Lebanon's largest stadium dates back to 1957, when it was erected in central Beirut's district of Bir Hassan. Built while famous political and religious leader Camille Chamoun was president, it now bares his name.
Initially with two-tiered stands and no roof it had floodlights installed later, but in an unconventional spot – four masts were standing right outside the pitch, but inside the running track and stands. This unique setting existed until the ground was destroyed during Israeli invasion that caused massive destruction in Beirut.
It wasn't rebuilt until 1997 and even this was possible with financial support from Saudi Arabia and Kuwait who contributed 25% of the app. $100 million reconstruction budget. When redone the stadium had stands divided into 3 tiers with new floodlights and roof hanging over the main stand.
Since the revamp is has been used for various purposes with large sporting events being the most memorable ones: Pan Arab Games (1997, to return in 2015), Arab Championship (1999), AFC Asian Cup (2000) and Jeux de la Francophonie (2009).
Construction of this one was planned as Lebanon were selected hosts of the 2000 Asian Cup. This venue hosted 7 matches of that tournament, including one quarterfinal.
Design is the work of LACECO, Lebanon's leaders in stadium design, based in Beirut. One distinctive feature of this venue is its main stand with impressive membrane roof.
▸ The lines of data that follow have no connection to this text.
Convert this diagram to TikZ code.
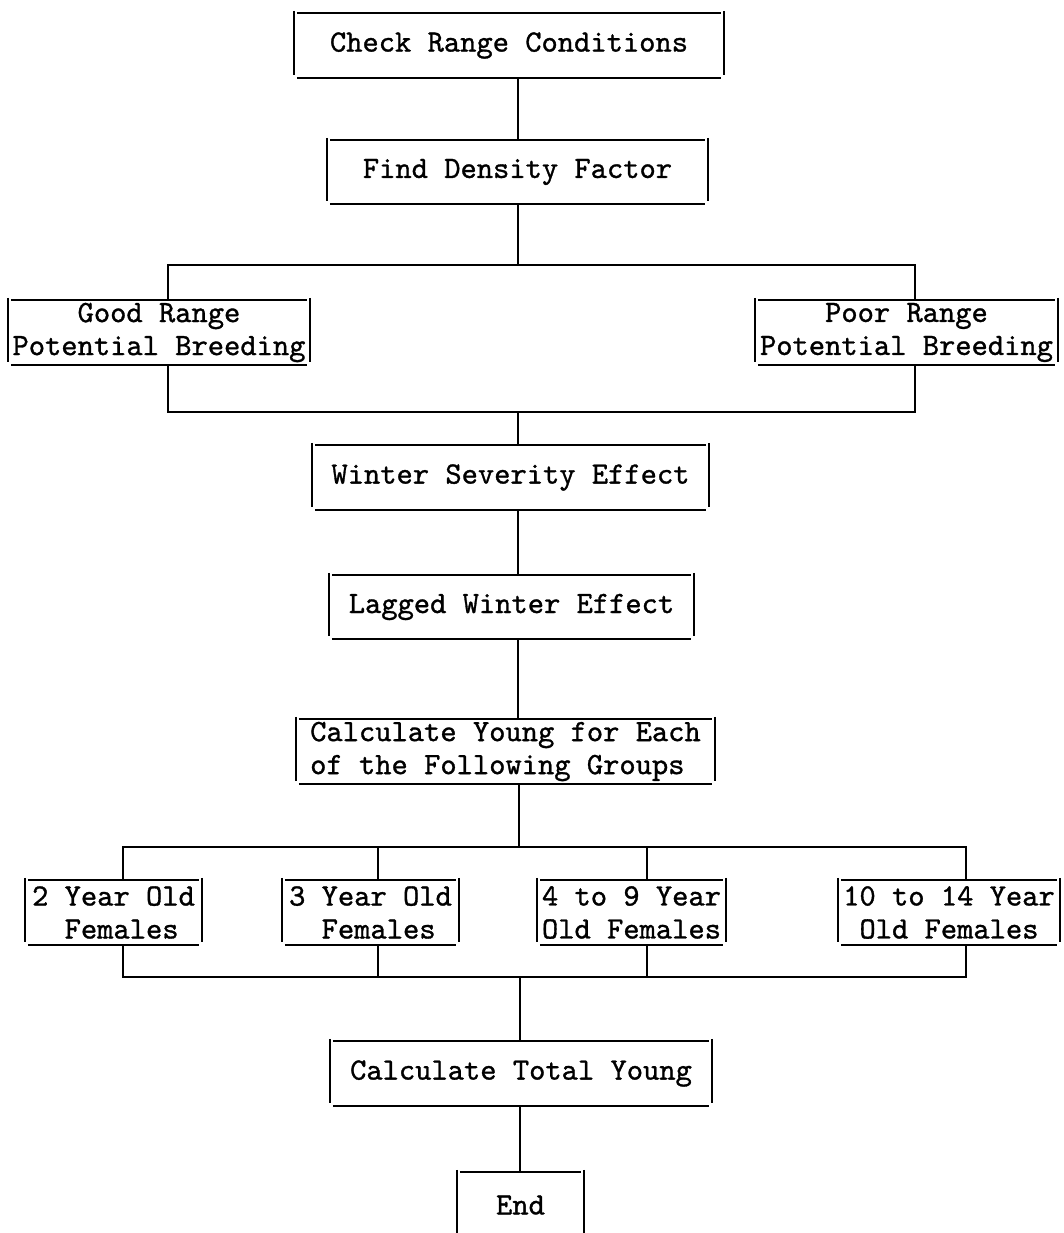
\documentclass[tikz,border=0pt]{standalone}
\usepackage{fontspec}
\setmonofont{lmmono10-regular}[Extension=.otf, FakeBold=1.0]
\begin{document}
\begin{tikzpicture}[x=1pt,y=-1pt,
  box/.style={inner sep=0pt, font=\fontsize{31}{33}\selectfont\ttfamily, align=center},
  ln/.style={line width=2pt, line cap=butt}]
\useasboundingbox (0,0) rectangle (1063,1233);
\newcommand\tboxlines[1]{%
  \draw[ln] ([xshift=3pt]#1.north west) -- ([xshift=-3pt]#1.north east)
            ([xshift=3pt]#1.south west) -- ([xshift=-3pt]#1.south east)
            ([yshift=2pt]#1.north west) -- ([yshift=3pt]#1.south west)
            ([yshift=2pt]#1.north east) -- ([yshift=3pt]#1.south east);}
% nodes
\node[box, minimum width=430pt, minimum height=65pt] (n1) at (509,45.5) {Check Range Conditions};
\node[box, minimum width=381pt, minimum height=64pt] (n2) at (517.5,172) {Find Density Factor};
\node[box, minimum width=302pt, minimum height=65pt] (good) at (159,332.5) {Good Range\\Potential Breeding};
\node[box, minimum width=303pt, minimum height=65pt] (poor) at (906.5,332.5) {Poor Range\\Potential Breeding};
\node[box, minimum width=397pt, minimum height=65pt] (winter) at (510.5,477.5) {Winter Severity Effect};
\node[box, minimum width=365pt, minimum height=64pt] (lagged) at (511.5,607) {Lagged Winter Effect};
\node[box, align=left, minimum width=419pt, minimum height=65pt] (young) at (505.5,751.5) {Calculate Young for Each\\of the Following Groups};
\node[box, align=left, minimum width=177pt, minimum height=65pt] (fa) at (113.5,912.5) {2 Year Old\\\hspace*{1.05em}Females};
\node[box, align=left, minimum width=177pt, minimum height=65pt] (fb) at (370.5,912.5) {3 Year Old\\\hspace*{1.05em}Females};
\node[box, minimum width=189pt, minimum height=65pt] (fc) at (631.5,912.5) {4 to 9 Year\\Old Females};
\node[box, minimum width=222pt, minimum height=65pt] (fd) at (949,912.5) {10 to 14 Year\\Old Females};
\node[box, minimum width=382pt, minimum height=65pt] (total) at (521,1073.5) {Calculate Total Young};
\node[box, minimum width=127pt, minimum height=66pt] (end) at (520.5,1205) {End};
\foreach \n in {n1,n2,good,poor,winter,lagged,young,fa,fb,fc,fd,total,end} {\tboxlines{\n}}
% junction points
\coordinate (gl) at (168,265);
\coordinate (pr) at (915,265);
\coordinate (gl2) at (168,412);
\coordinate (pr2) at (915,412);
\coordinate (s1) at (518,265);
\coordinate (s2) at (518,412);
\coordinate (da) at (123,847);
\coordinate (db) at (378,847);
\coordinate (dc) at (647,847);
\coordinate (dd) at (966,847);
\coordinate (h1) at (519,847);
\coordinate (ea) at (123,977);
\coordinate (eb) at (378,977);
\coordinate (ec) at (647,977);
\coordinate (ed) at (966,977);
\coordinate (h2) at (520,977);
% connectors
\draw[ln] (n2.north) -- (n2.north |- n1.south);
\draw[ln] (s1 |- n2.south) -- (s1);
\draw[ln] (gl |- good.north) -- (gl) -- (pr) -- (pr |- poor.north);
\draw[ln] (gl2 |- good.south) -- (gl2) -- (pr2) -- (pr2 |- poor.south);
\draw[ln] (s2) -- (s2 |- winter.north);
\draw[ln] (s2 |- winter.south) -- (s2 |- lagged.north);
\draw[ln] (s2 |- lagged.south) -- (s2 |- young.north);
\draw[ln] (h1 |- young.south) -- (h1);
\draw[ln] (da |- fa.north) -- (da) -- (dd) -- (dd |- fd.north);
\draw[ln] (db) -- (db |- fb.north);
\draw[ln] (dc) -- (dc |- fc.north);
\draw[ln] (ea |- fa.south) -- (ea) -- (ed) -- (ed |- fd.south);
\draw[ln] (eb |- fb.south) -- (eb);
\draw[ln] (ec |- fc.south) -- (ec);
\draw[ln] (h2) -- (h2 |- total.north);
\draw[ln] (h2 |- total.south) -- (h2 |- end.north);
\end{tikzpicture}
\end{document}
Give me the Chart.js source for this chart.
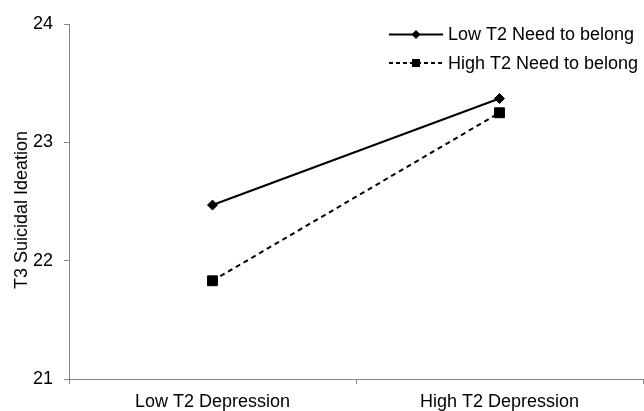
<!DOCTYPE html>
<html>
<head>
<meta charset="utf-8">
<script src="https://cdn.jsdelivr.net/npm/chart.js@4"></script>
<style>
  html, body { margin: 0; padding: 0; background: #fff; }
  #c { display: block; }
</style>
</head>
<body>
<canvas id="c" width="644" height="411"></canvas>
<script>
const categories = ["Low T2 Depression", "High T2 Depression"];
const lowBelong = [22.47, 23.37];
const highBelong = [21.83, 23.25];
const seriesLabels = ["Low T2 Need to belong", "High T2 Need to belong"];
const yTicks = [21, 22, 23, 24];
const yTitle = "T3 Suicidal Ideation";

const FONT = "'Liberation Sans', Arial, sans-serif";
const AXIS = "#868686";

const legendPlugin = {
  id: 'customLegend',
  afterDraw(chart) {
    const ctx = chart.ctx;
    const rows = [
      { y: 34.5, dash: [], marker: 'diamond', label: chart.data.datasets[0].label },
      { y: 63, dash: [4, 3], marker: 'square', label: chart.data.datasets[1].label }
    ];
    ctx.save();
    rows.forEach(r => {
      ctx.strokeStyle = '#000';
      ctx.lineWidth = 2;
      ctx.setLineDash(r.dash);
      ctx.beginPath();
      ctx.moveTo(389, r.y);
      ctx.lineTo(443, r.y);
      ctx.stroke();
      ctx.setLineDash([]);
      ctx.fillStyle = '#000';
      const cx = 416;
      if (r.marker === 'diamond') {
        ctx.beginPath();
        ctx.moveTo(cx - 4.5, r.y);
        ctx.lineTo(cx, r.y - 4.5);
        ctx.lineTo(cx + 4.5, r.y);
        ctx.lineTo(cx, r.y + 4.5);
        ctx.closePath();
        ctx.fill();
      } else {
        ctx.fillRect(cx - 4, r.y - 4, 8, 8);
      }
      ctx.font = "18px " + FONT;
      ctx.textBaseline = 'middle';
      ctx.textAlign = 'left';
      ctx.fillText(r.label, 448, r.y + 1);
    });
    // y-axis title
    ctx.translate(22, 210);
    ctx.rotate(-Math.PI / 2);
    ctx.font = "18px " + FONT;
    ctx.textAlign = 'center';
    ctx.textBaseline = 'middle';
    ctx.fillStyle = '#000';
    ctx.fillText(yTitle, 0, 0);
    ctx.restore();
  }
};

new Chart(document.getElementById('c'), {
  type: 'line',
  data: {
    labels: categories,
    datasets: [
      {
        label: seriesLabels[0],
        data: lowBelong,
        borderColor: '#000',
        backgroundColor: '#000',
        borderWidth: 2,
        pointStyle: 'rectRot',
        pointRadius: 5,
        pointBorderWidth: 1,
        pointBackgroundColor: '#000',
        pointBorderColor: '#000',
        tension: 0,
        fill: false
      },
      {
        label: seriesLabels[1],
        data: highBelong,
        borderColor: '#000',
        backgroundColor: '#000',
        borderWidth: 2,
        borderDash: [5, 4],
        pointStyle: 'rect',
        pointRadius: 7,
        pointBorderWidth: 1,
        pointBackgroundColor: '#000',
        pointBorderColor: '#000',
        tension: 0,
        fill: false
      }
    ]
  },
  options: {
    responsive: false,
    animation: false,
    devicePixelRatio: 1,
    layout: { autoPadding: false, padding: { top: 24, right: 1, left: 0, bottom: 0 } },
    plugins: {
      legend: { display: false },
      tooltip: { enabled: false },
      title: { display: false }
    },
    scales: {
      x: {
        type: 'category',
        offset: true,
        grid: {
          offset: true,
          drawOnChartArea: false,
          drawTicks: true,
          tickLength: 5,
          color: AXIS
        },
        border: { color: AXIS, width: 1 },
        ticks: {
          color: '#000',
          font: { family: FONT, size: 18 },
          padding: 7,
          maxRotation: 0
        },
        afterFit(scale) {
          scale.height = 32;
          scale.paddingLeft = 0;
          scale.paddingRight = 0;
        }
      },
      y: {
        min: 21,
        max: 24,
        afterBuildTicks(scale) { scale.ticks = yTicks.map(v => ({ value: v })); },
        grid: {
          drawOnChartArea: false,
          drawTicks: true,
          tickLength: 5,
          color: AXIS
        },
        border: { color: AXIS, width: 1 },
        ticks: {
          color: '#000',
          font: { family: FONT, size: 18 },
          padding: 11
        },
        title: { display: false },
        afterFit(scale) { scale.width = 69; }
      }
    }
  },
  plugins: [legendPlugin]
});
</script>
</body>
</html>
Another key feature is the location on an artificial peninsula sticking out from the coastline of Sidon.
Located just 500 meters north from the national stadium it isn't part of the same sports complex. On the contrary, it lies in the heart of one of the most densely populated districts of Beirut. It's overcrowded to the extent that in 2010 it was suggested to tear the stadium down just to build parking lots with leisure space atop to bring any light to this location.
But so far it stands and it's not that hard to understand why – built in just 1997 and renovated in recent years with seats and partial cover it's still among the best in Lebanon. Not going to remain on the list for long, though, as its very simple structure has many drawbacks – something one might expect from a stadium built in just over 70 days (!).